The information set forth in the Offer to Purchase,
including Schedule I thereto, is hereby incorporated by reference in answer to all applicable items of this Amendment No. 4. This Amendment No. 4 should be read together with the Schedule TO.
The Offer is scheduled to expire at midnight, New York City time, on February 11, 2011.
Items 1 and 4. Summary Term Sheet; Terms of the Transaction.
Items 1 and 4 of the Schedule TO are hereby amended and supplemented by adding the following:
On January 28, 2011, Frank J. Foti deposited $2 million in an escrow account with an independent third party that will be used
to satisfy the condition of the Financing under the Commitment Letters that Mr. Foti purchase $2 million in senior subordinated notes upon Closing of the Offer and the Merger.

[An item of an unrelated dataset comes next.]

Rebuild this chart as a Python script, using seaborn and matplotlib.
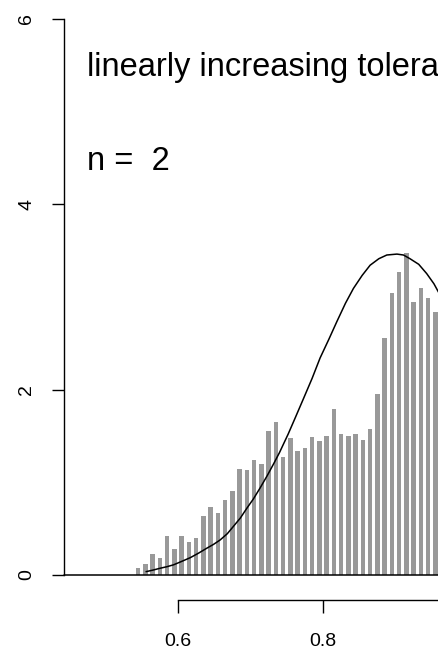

As of February 4, 2011, the conditions set forth in the Commitment Letters have been satisfied, including the execution of
definitive Senior Secured Credit Facilities and Mezzanine Debt agreements on terms consistent with the Commitment Letters and the deposit by Frank J. Foti of $2 million in escrow to be used to purchase senior subordinated notes, except for those
customary conditions which by their nature can only be satisfied simultaneously with the Closing. Pursuant to Rule 14d-4(d) under the Securities Exchange Act of 1934, Purchaser has extended the Offer for an additional five business days, until
midnight, New York City time, on February 11, 2011. During this time, Todd and Parent will prepare for the acceptance of and payment for the Shares tendered in the Offer, implementation of the Top-Up and completion of the subsequent short-form
Merger as contemplated by the Merger Agreement. Subject to the satisfaction as of the extended Expiration Date of the conditions described in the Offer, Todd and Parent anticipate that the Closing of the Offer, the Top-Up and short-form Merger will
occur on or before February 16, 2011.
The depositary for the Offer has indicated that, as of the Expiration Date,
approximately 4,498,741 Shares had been validly tendered and not withdrawn pursuant to the Offer, representing approximately 77.7% of the Shares. The Merger Agreement requires the tender of approximately 67% of the outstanding Shares as a condition
to the Closing of the Offer.
The full text of the press release jointly issued by Parent and Todd on February 7,
2011 is filed as Exhibit (a)(1)(K) hereto and is incorporated by reference.
Item 11.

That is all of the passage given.